The cost to run the entire Alaska Court System — heating the courthouses, paying judges, paying clerical staff, down to the staples and paper clips — is about $100 million a year.

The cost to operate the Alaska Department of Corrections — running prisons, paying correctional officers, paying for prisoner health care, down to the staples and paper clips — is $300 million a year.

These are big numbers.

Now consider this: The state of Alaska will pay $775 million this year to the oil industry in cash subsidy payments that are called oil and gas tax credits. There's another $135 million in non-cash subsidies that reduce tax liability, which runs the total bill to over $900 million.

The $775 million in cash subsidies to the oil industry is more than the combined budgets of the Alaska Court System, Department of Corrections, Department of Military and Veterans Affairs, and Department of Fish and Game. Combined.

Put another way, if every Alaskan were to donate $1,000 from their Permanent Fund dividend check and pool all that money, it would be roughly equal to the $775 million in subsidies the oil industry receives from the state of Alaska.

We're writing on behalf of a group of Democratic and Independent legislators down in Juneau, working with Gov. Bill Walker and our colleagues to try to solve this budget crisis.


One of the stickiest points is whether to reduce the $775 million in subsidies to the oil industry, and if so, by how much.

For a sense of scale: There's been a lot of debate and concern about raising fisheries taxes, which would amount to about $20 million. The proposal to raise fuel taxes is about $45 million. The proposal to increase tobacco taxes would raise $27 million. Gov. Walker's income tax proposal would raise about $200 million.

All of these tax increases, combined, are smaller than the state of Alaska's $775 million outlay of oil and gas tax credit subsidies.

Subsidies to the oil industry need to be dramatically reduced, and quickly. It's nearly mathematically impossible to balance Alaska's budget without reducing this $775 million outlay.

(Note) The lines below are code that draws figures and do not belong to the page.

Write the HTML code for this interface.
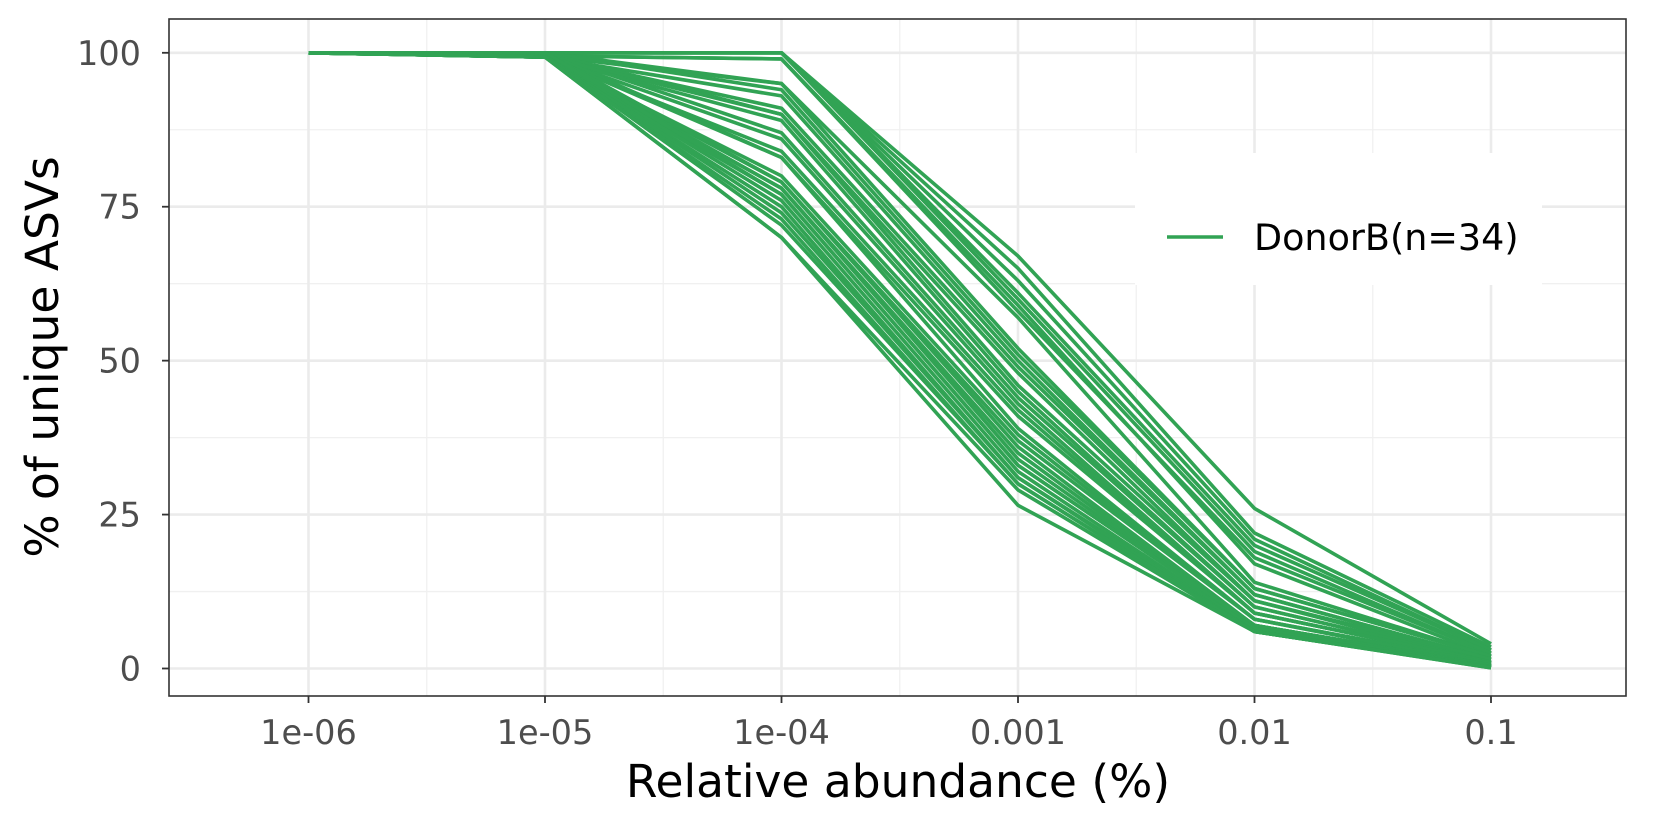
<!DOCTYPE html>
<html><head><meta charset="utf-8"><style>
body{margin:0;background:#fff;}
svg text{font-family:"DejaVu Sans","Liberation Sans",sans-serif;}
</style></head><body>
<svg id="chart" width="1653" height="826" xmlns="http://www.w3.org/2000/svg"></svg>
<script>
const xLabels=["1e-06","1e-05","1e-04","0.001","0.01","0.1"];
const yTicks=[0,25,50,75,100];
const v1e6=[100,100,100,100,100,100,100,100,100,100,100,100,100,100,100,100,100,100,100,100,100,100,100,100,100,100,100,100,100,100,100,100,100,100];
const v1e5=[100,100,100,100,100,99.5,99.5,100,99.5,100,99.3,99.5,100,99.5,99.3,100,99.5,99.3,100,99.5,99.3,99.5,100,99.3,99.5,99.3,100,99.5,99.3,99.5,99.3,99.5,99.3,99.3];
const v1e4=[100,100,100,100,100,99,99,95,95,94,93,91,90,90,89,87,86,84,83,83,80,79,79,78,78,77,77,76,75,74,73,72,70,70];
const v1e3=[67,65,63,61,60,58,59,57,52,51,50,49,46,48,45,44,43,42,41,39,38,37,36,35,34,33,33,32,31,31,30,30,29,26.5];
const v1e2=[26,22,21,20,19,18,17,14,13,13,12,12,11,11,10,10,9,9,9,8,8,8,7,7,7,7,7,6.5,6.5,6,6,6,6,6];
const v1e1=[4,3.5,3,3,2.5,2.5,2,2,2,2,1.5,1.5,1.5,1,1,1,1,1,1,0.8,0.8,0.5,0.5,0.5,0.5,0.5,0.3,0.3,0.3,0.2,0.2,0.2,0.1,0.1];
const series=[v1e6,v1e5,v1e4,v1e3,v1e2,v1e1];
const NS="http://www.w3.org/2000/svg";
const svg=document.getElementById('chart');
const L=169,R=1626,T=19,B=696;
const xs=i=>308.5+i*236.5;
const ys=v=>668.5-v*(668.5-52.8)/100;
function mk(tag,attrs,parent){const e=document.createElementNS(NS,tag);for(const k in attrs)e.setAttribute(k,attrs[k]);(parent||svg).appendChild(e);return e;}
const grid=mk('g',{});


for(let i=0;i<yTicks.length-1;i++){const v=(yTicks[i]+yTicks[i+1])/2;mk('line',{x1:L,x2:R,y1:ys(v),y2:ys(v),stroke:'#f0f0f0','stroke-width':1.3},grid);}
for(let i=0;i<xLabels.length-1;i++){const x=(xs(i)+xs(i+1))/2;mk('line',{x1:x,x2:x,y1:T,y2:B,stroke:'#f0f0f0','stroke-width':1.3},grid);}
yTicks.forEach(v=>mk('line',{x1:L,x2:R,y1:ys(v),y2:ys(v),stroke:'#ebebeb','stroke-width':2.6},grid));
xLabels.forEach((l,i)=>mk('line',{x1:xs(i),x2:xs(i),y1:T,y2:B,stroke:'#ebebeb','stroke-width':2.6},grid));
const lines=mk('g',{});


for(let s=0;s<v1e4.length;s++){
  const pts=series.map((arr,i)=>xs(i)+','+ys(arr[s])).join(' ');
  const p=mk('polyline',{points:pts,fill:'none',stroke:'#31a354','stroke-width':3.6,'stroke-linejoin':'round'},lines);
  
  
}
const lg=mk('g',{});


mk('rect',{x:1135,y:153,width:407,height:132,fill:'#fff'},lg);
mk('line',{x1:1167,x2:1223,y1:237,y2:237,stroke:'#31a354','stroke-width':3.6},lg);
const lt=mk('text',{x:1254,y:250,'font-size':36.5,fill:'#000'},lg);lt.textContent='DonorB(n=34)';


mk('rect',{x:L,y:T,width:R-L,height:B-T,fill:'none',stroke:'#333','stroke-width':1.6});
yTicks.forEach(v=>{mk('line',{x1:L-7,x2:L,y1:ys(v),y2:ys(v),stroke:'#333','stroke-width':1.8});
  const t=mk('text',{x:L-28,y:ys(v)+12,'font-size':33.5,fill:'#4d4d4d','text-anchor':'end'});t.textContent=v;
  
  });
xLabels.forEach((l,i)=>{mk('line',{x1:xs(i),x2:xs(i),y1:B,y2:B+7,stroke:'#333','stroke-width':1.8});
  const t=mk('text',{x:xs(i),y:744,'font-size':33.5,fill:'#4d4d4d','text-anchor':'middle'});t.textContent=l;
  
  });
const xt=mk('text',{x:898,y:797,'font-size':45.5,fill:'#000','text-anchor':'middle'});xt.textContent='Relative abundance (%)';


const yt=mk('text',{x:0,y:0,'font-size':45.5,fill:'#000','text-anchor':'middle',transform:'translate(58,357) rotate(-90)'});yt.textContent='% of unique ASVs';


</script>
</body></html>
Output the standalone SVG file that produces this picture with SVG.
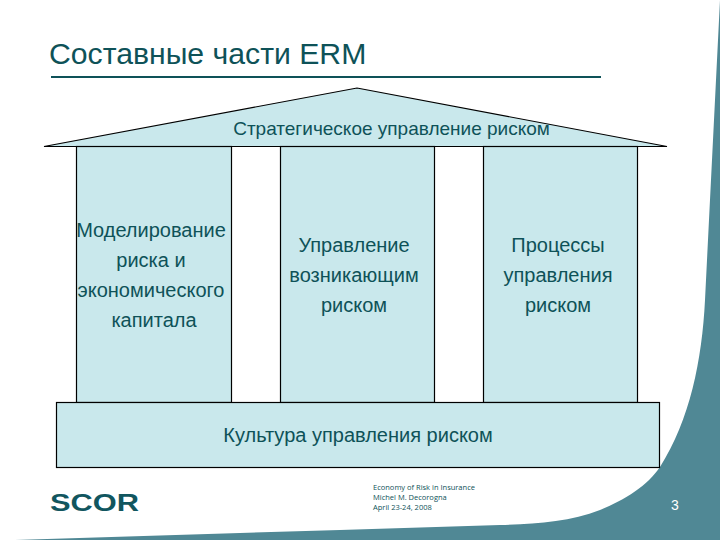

All of us signing this op-ed support meaningful and decisive subsidy reduction and reform. In fact, Gov. Walker has proposed slicing approximately $500 million off the annual oil and gas tax credit subsidies.

Republican leadership in the Legislature has opposed these proposals to meaningfully reduce subsidies. It's one of the main reasons we're still in Juneau.

We're writing this op-ed to highlight the importance of this issue. Alaska's budget can't be balanced if we don't reduce these subsidies.

We cannot in good conscience consider proposals to cut state services and education funding or increase taxes, or create an income tax, while at the same time paying $775 million in oil and gas tax credit subsidies.

We especially have a hard time cutting Alaskans' Permanent Fund dividends by about $700 million, while at the same time paying out about $775 million in tax credit subsidies.

The budget math is bad and it isn't fair to Alaskans.

We stand with Gov. Walker on the need to meaningfully reduce oil and gas tax credit subsidies to help balance Alaska's budget. We need a sustainable fiscal plan, and this is an important part of the solution.

Rep. Jonathan Kreiss-Tomkins, D-Sitka, and Rep. Andy Josephson, D-Anchorage, have served in the Alaska House of Representatives since 2013. Rep. Ivy Spohnholz, D-Anchorage, was appointed in March to the seat held by the late Max Gruenberg, who died in February.